- Hangul: 기철
- Hanja: 奇轍
- RR: Gi Cheol
- MR: Ki Ch'ŏl

Royal title
- Hangul: 덕성부원군
- Hanja: 德城府院君
- RR: Deokseong buwongun
- MR: Tŏksŏng puwŏn'gun

= Ki Ch'ŏl =

Goryeo nobleman (fl. 14th century)

Ki Ch'ŏl (died June 16, 1356 (Note: In the Korean calendar (lunisolar), he died on the 18th day of the 5th Lunar month.)), also known by his Mongolian name Bayan Buka, was a political figure and nobleman in the late Goryeo dynasty. After his younger sister, Empress Gi who was the wife of Toghon Temür giving birth to a prince, Ki Ch'ŏl was then honoured as Internal Prince Deokseong.

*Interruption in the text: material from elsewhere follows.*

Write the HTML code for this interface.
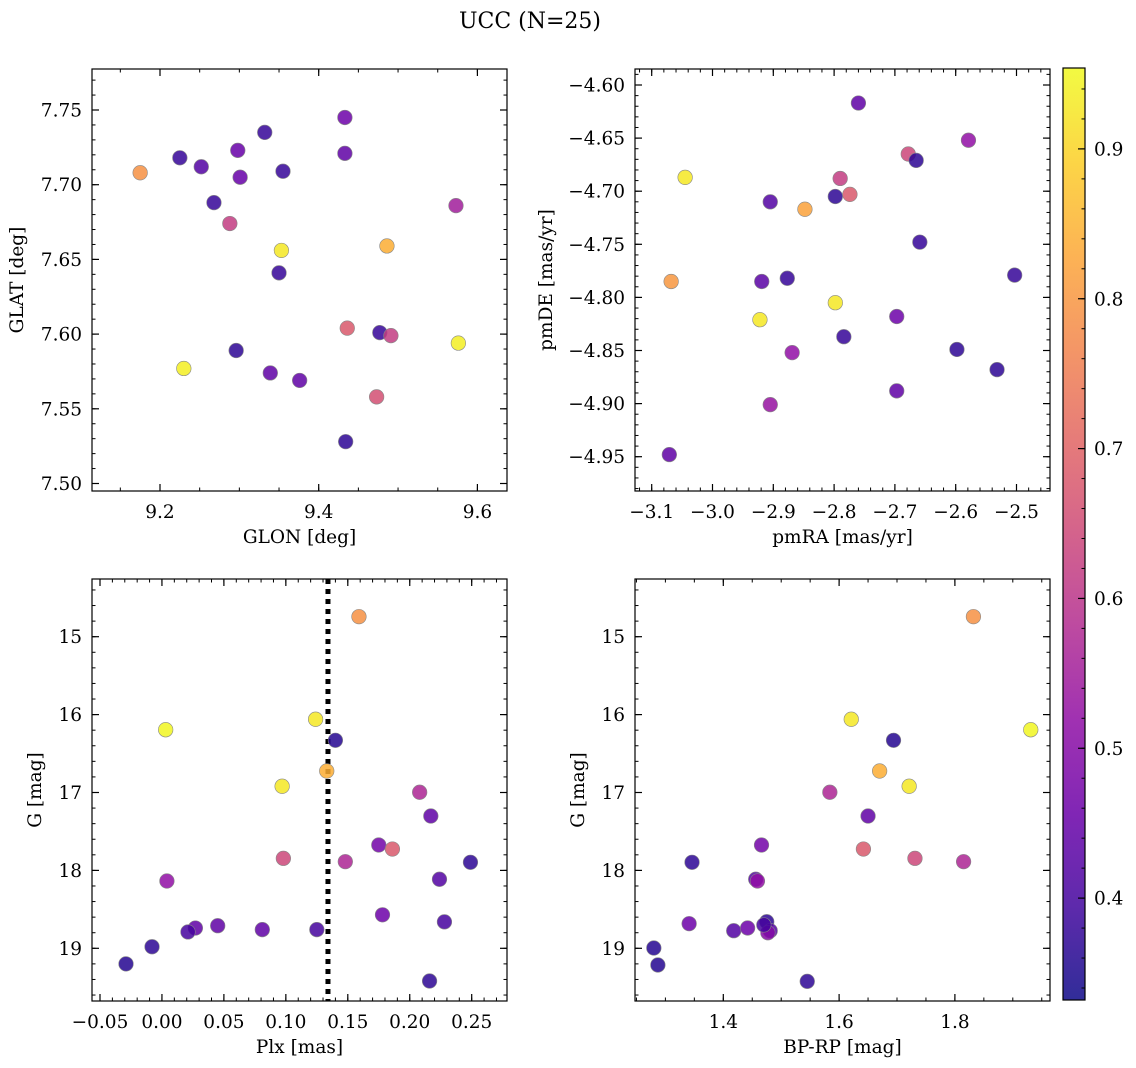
<!DOCTYPE html>
<html><head><meta charset="utf-8"><style>
html,body{margin:0;padding:0;background:#fff;}
svg{display:block;font-family:"DejaVu Serif","Liberation Serif",serif;}
</style></head><body>
<svg id="fig" width="1136" height="1068" viewBox="0 0 1136 1068" xmlns="http://www.w3.org/2000/svg">
<text x="530" y="28" font-size="22" text-anchor="middle">UCC (N=25)</text>
</svg>
<script>
// ---- data ----
const glon = [9.433,9.332,9.225,9.252,9.298,9.433,9.175,9.301,9.355,9.268,9.573,9.288,9.353,9.486,9.350,9.436,9.477,9.491,9.576,9.296,9.230,9.339,9.376,9.473,9.434];
const glat = [7.745,7.735,7.718,7.712,7.723,7.721,7.708,7.705,7.709,7.688,7.686,7.674,7.656,7.659,7.641,7.604,7.601,7.599,7.594,7.589,7.577,7.574,7.569,7.558,7.528];
const probA = [0.46,0.38,0.38,0.42,0.45,0.44,0.79,0.45,0.38,0.38,0.55,0.62,0.93,0.84,0.38,0.68,0.38,0.62,0.94,0.37,0.94,0.44,0.44,0.66,0.37];
const pmra = [-2.760,-2.579,-2.678,-2.665,-3.045,-2.790,-2.774,-2.798,-2.905,-2.848,-2.659,-2.503,-2.877,-3.068,-2.919,-2.798,-2.922,-2.697,-2.784,-2.598,-2.869,-2.532,-2.697,-2.905,-3.071];
const pmde = [-4.617,-4.652,-4.665,-4.671,-4.687,-4.688,-4.703,-4.705,-4.710,-4.717,-4.748,-4.779,-4.782,-4.785,-4.785,-4.805,-4.821,-4.818,-4.837,-4.849,-4.852,-4.868,-4.888,-4.901,-4.948];
const probB = [0.44,0.52,0.64,0.37,0.93,0.62,0.68,0.37,0.42,0.82,0.38,0.38,0.38,0.80,0.43,0.93,0.93,0.46,0.38,0.37,0.52,0.37,0.44,0.53,0.44];
const plx = [0.159,0.003,0.124,0.140,0.133,0.097,0.208,0.217,0.175,0.186,0.098,0.148,0.249,0.004,0.224,0.178,0.228,0.045,0.027,0.021,0.081,0.125,-0.008,-0.029,0.216];
const gmagC = [14.743,16.194,16.06,16.33,16.724,16.92,16.997,17.302,17.674,17.726,17.845,17.888,17.896,18.136,18.114,18.57,18.66,18.71,18.74,18.79,18.76,18.76,18.98,19.20,19.42];
const probC = [0.79,0.95,0.93,0.36,0.84,0.93,0.57,0.44,0.47,0.68,0.64,0.57,0.37,0.52,0.42,0.46,0.40,0.44,0.44,0.40,0.44,0.40,0.37,0.36,0.37];
const bprp = [1.832,1.621,1.931,1.694,1.670,1.721,1.584,1.650,1.466,1.642,1.731,1.815,1.346,1.456,1.459,1.341,1.475,1.418,1.442,1.481,1.477,1.280,1.287,1.545,1.470];
const gmagD = [14.743,16.060,16.194,16.330,16.724,16.920,16.997,17.302,17.674,17.726,17.845,17.888,17.896,18.114,18.136,18.684,18.659,18.774,18.739,18.774,18.800,18.996,19.214,19.424,18.700];
const probD = [0.79,0.93,0.95,0.36,0.84,0.93,0.57,0.44,0.47,0.68,0.64,0.57,0.37,0.42,0.52,0.46,0.37,0.42,0.46,0.42,0.50,0.36,0.36,0.37,0.40];
const plxCut = [0.134];
const ticksA_x = [9.2,9.4,9.6], ticksA_y = [7.50,7.55,7.60,7.65,7.70,7.75];
const ticksB_x = [-3.1,-3.0,-2.9,-2.8,-2.7,-2.6,-2.5], ticksB_y = [-4.60,-4.65,-4.70,-4.75,-4.80,-4.85,-4.90,-4.95];
const ticksC_x = [-0.05,0.00,0.05,0.10,0.15,0.20,0.25], ticksG = [15,16,17,18,19];
const ticksD_x = [1.4,1.6,1.8];
const cbTicks = [0.4,0.5,0.6,0.7,0.8,0.9];
const vmin = 0.332, vmax = 0.954;

const FS = 18.5;
const NS = "http://www.w3.org/2000/svg";
const svg = document.getElementById('fig');
function mk(tag, attrs, parent){const e=document.createElementNS(NS,tag);for(const k in attrs)e.setAttribute(k,attrs[k]);(parent||svg).appendChild(e);return e;}
const plasmaStops=["#0d0887","#41049d","#6a00a8","#8f0da4","#b12a90","#cc4778","#e16462","#f2844b","#fca636","#fcce25","#f0f921"];
function hex(h){return [1,3,5].map(i=>parseInt(h.substr(i,2),16));}
function plasma(t){t=Math.max(0,Math.min(1,t));const p=t*10,i=Math.min(9,Math.floor(p)),f=p-i;const a=hex(plasmaStops[i]),b=hex(plasmaStops[i+1]);return 'rgb('+a.map((v,k)=>Math.round(v+(b[k]-v)*f)).join(',')+')';}
function cval(v){return plasma((v-vmin)/(vmax-vmin));}

function panel(cfg){
  const g=mk('g',{});
  
  
  const {L,T,R,B}=cfg;
  const sx=v=>cfg.px0+(v-cfg.vx0)*cfg.kx;
  const sy=v=>cfg.py0+(v-cfg.vy0)*cfg.ky;
  const clip='clip-'+cfg.name;
  const cp=mk('clipPath',{id:clip},g);mk('rect',{x:L,y:T,width:R-L,height:B-T},cp);
  const pts=mk('g',{'clip-path':'url(#'+clip+')'},g);
  if(cfg.vline){for(const v of cfg.vline){const l=mk('line',{x1:sx(v),x2:sx(v),y1:T,y2:B,stroke:'#000','stroke-width':5,'stroke-dasharray':'5,5'},pts);
    
    }}
  for(let i=0;i<cfg.xs.length;i++){
    const c=mk('circle',{cx:sx(cfg.xs[i]),cy:sy(cfg.ys[i]),r:7.3,fill:cval(cfg.cs[i]),'fill-opacity':0.85,stroke:'#888','stroke-width':0.6},pts);
    
    
  }
  mk('rect',{x:L,y:T,width:R-L,height:B-T,fill:'none',stroke:'#000','stroke-width':1.2},g);
  const xmin=Math.min(cfg.vx0+(L-cfg.px0)/cfg.kx,cfg.vx0+(R-cfg.px0)/cfg.kx), xmax=Math.max(cfg.vx0+(L-cfg.px0)/cfg.kx,cfg.vx0+(R-cfg.px0)/cfg.kx);
  for(let v=Math.ceil(xmin/cfg.mx-1e-6)*cfg.mx; v<=xmax+1e-9; v+=cfg.mx){const x=sx(v);if(x<L-0.5||x>R+0.5)continue;
    mk('line',{x1:x,x2:x,y1:B,y2:B-3.5,stroke:'#000','stroke-width':1},g);mk('line',{x1:x,x2:x,y1:T,y2:T+3.5,stroke:'#000','stroke-width':1},g);}
  for(const v of cfg.tx){const x=sx(v);
    mk('line',{x1:x,x2:x,y1:B,y2:B-7,stroke:'#000','stroke-width':1.2},g);mk('line',{x1:x,x2:x,y1:T,y2:T+7,stroke:'#000','stroke-width':1.2},g);
    const t=mk('text',{x:x,y:B+27,'font-size':FS,'text-anchor':'middle'},g);t.textContent=(v<0?'\u2212':'')+Math.abs(v).toFixed(cfg.dx);
    
    }
  const ymin=Math.min(cfg.vy0+(T-cfg.py0)/cfg.ky,cfg.vy0+(B-cfg.py0)/cfg.ky), ymax=Math.max(cfg.vy0+(T-cfg.py0)/cfg.ky,cfg.vy0+(B-cfg.py0)/cfg.ky);
  for(let v=Math.ceil(ymin/cfg.my-1e-6)*cfg.my; v<=ymax+1e-9; v+=cfg.my){const y=sy(v);if(y<T-0.5||y>B+0.5)continue;
    mk('line',{x1:L,x2:L+3.5,y1:y,y2:y,stroke:'#000','stroke-width':1},g);mk('line',{x1:R,x2:R-3.5,y1:y,y2:y,stroke:'#000','stroke-width':1},g);}
  for(const v of cfg.ty){const y=sy(v);
    mk('line',{x1:L,x2:L+7,y1:y,y2:y,stroke:'#000','stroke-width':1.2},g);mk('line',{x1:R,x2:R-7,y1:y,y2:y,stroke:'#000','stroke-width':1.2},g);
    const t=mk('text',{x:L-10,y:y+6.5,'font-size':FS,'text-anchor':'end'},g);t.textContent=(v<0?'\u2212':'')+Math.abs(v).toFixed(cfg.dy);
    
    }
  const xl=mk('text',{x:(L+R)/2,y:B+52,'font-size':FS,'text-anchor':'middle'},g);xl.textContent=cfg.xlabel;
  
  
  const yl=mk('text',{x:0,y:0,'font-size':FS,'text-anchor':'middle',transform:'translate('+cfg.ylx+','+(T+B)/2+') rotate(-90)'},g);yl.textContent=cfg.ylabel;
  
  
}

panel({name:'glon-glat-panel',L:92,T:69,R:507,B:491,px0:160,vx0:9.2,kx:793.5,py0:110,vy0:7.75,ky:-1494,
  xs:glon,ys:glat,cs:probA,tx:ticksA_x,ty:ticksA_y,mx:0.05,my:0.01,dx:1,dy:2,xlabel:'GLON [deg]',ylabel:'GLAT [deg]',ylx:23});
panel({name:'pmra-pmde-panel',L:635,T:69,R:1050,B:491,px0:651.7,vx0:-3.1,kx:608,py0:85,vy0:-4.60,ky:-1062,
  xs:pmra,ys:pmde,cs:probB,tx:ticksB_x,ty:ticksB_y,mx:0.02,my:0.01,dx:1,dy:2,xlabel:'pmRA [mas/yr]',ylabel:'pmDE [mas/yr]',ylx:552});
panel({name:'plx-g-panel',L:92,T:579,R:507,B:1001,px0:100,vx0:-0.05,kx:1239,py0:636.7,vy0:15,ky:77.9,
  xs:plx,ys:gmagC,cs:probC,tx:ticksC_x,ty:ticksG,mx:0.01,my:0.2,dx:2,dy:0,xlabel:'Plx [mas]',ylabel:'G [mag]',ylx:41,vline:plxCut});
panel({name:'bprp-g-panel',L:635,T:579,R:1050,B:1001,px0:723.3,vx0:1.4,kx:579,py0:636.7,vy0:15,ky:77.9,
  xs:bprp,ys:gmagD,cs:probD,tx:ticksD_x,ty:ticksG,mx:0.05,my:0.2,dx:1,dy:0,xlabel:'BP-RP [mag]',ylabel:'G [mag]',ylx:584});

const cb=mk('g',{});


const defs=mk('defs',{},cb);const lg=mk('linearGradient',{id:'cbg',x1:0,y1:1,x2:0,y2:0},defs);
for(let i=0;i<=20;i++){mk('stop',{offset:(i/20),'stop-color':plasma(i/20),'stop-opacity':0.85},lg);}
const cT=68,cB=1000,cL=1063,cR=1085;
const cy=v=>cB-(v-vmin)/(vmax-vmin)*(cB-cT);
mk('rect',{x:cL,y:cT,width:cR-cL,height:cB-cT,fill:'url(#cbg)',stroke:'#000','stroke-width':1.2},cb);
for(let v=0.34;v<vmax;v+=0.02){mk('line',{x1:cR,x2:cR-3.5,y1:cy(v),y2:cy(v),stroke:'#000','stroke-width':1},cb);}
for(const v of cbTicks){mk('line',{x1:cR,x2:cR-7,y1:cy(v),y2:cy(v),stroke:'#000','stroke-width':1.2},cb);
  const t=mk('text',{x:cR+9,y:cy(v)+6.5,'font-size':FS},cb);t.textContent=v.toFixed(1);
  
  }
</script>
</body></html>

Ki received a government post from the Yuan dynasty and appointed as the Grand Minister of Education or da situ (大司徒) in 1340. In 1353, Ki was appointed as a manager of the Liaoyang Branch Secretariat. Since the Haengju Ki clan was regarded as a powerful family in Goryeo, he was given preferential treatment with or equal to that of the Goryeo ruler during his stay in Yuan. On June 16, 1356, Ki was invited to a palace banquet by King Gongmin himself, but as soon as he entered it, the king accused him and Kwŏn Kyŏm, both members of the pro-Yuan faction, of plotting treason and conspiracy, and they were arrested and executed them on the spot. Ki Yu-gŏl and Öljei Buka were also killed by the king's orders. This event is present-day known as "Byeongsin coup" in Korean history.

==Family==
- Father: Ki Cha-o
- Mother: Grand Lady Yeongan of the Yi clan, also known as Wangzai Han Khatun.
  - Older brother: Ki Sik
  - Younger brother: Ki Wŏn, Prince Deokyang
    - Nephew: Öljei Bukha
  - Younger brother: Ki Chu
  - Younger brother: Ki Yun
  - Younger sister: Empress Gi – married Emperor Huizong of Yuan.
    - Nephew: Emperor Zhaozong of Yuan
- Children(s):
  - 1st son: Ki Yu-gŏl (기유걸; d. 1356)
  - 2nd son: Ki In-gŏl
  - 3rd son: Ki Se-gŏl
  - 4th son: Ki Sayin-Temür
  - 5th son: Ki Sayin-Buqa (기새인불화; d. 1356)
  - A daughter who married Wang Chung-gwi

==In popular culture==
- Portrayed by Kim Yoon-hyung in the 1983 KBS TV series Foundation of the Kingdom.
- Portrayed by Lee Dae-yeon in the 2005–2006 MBC TV Series Shin Don.
- Portrayed by Yu Oh-seong in the 2012 SBS TV series Faith.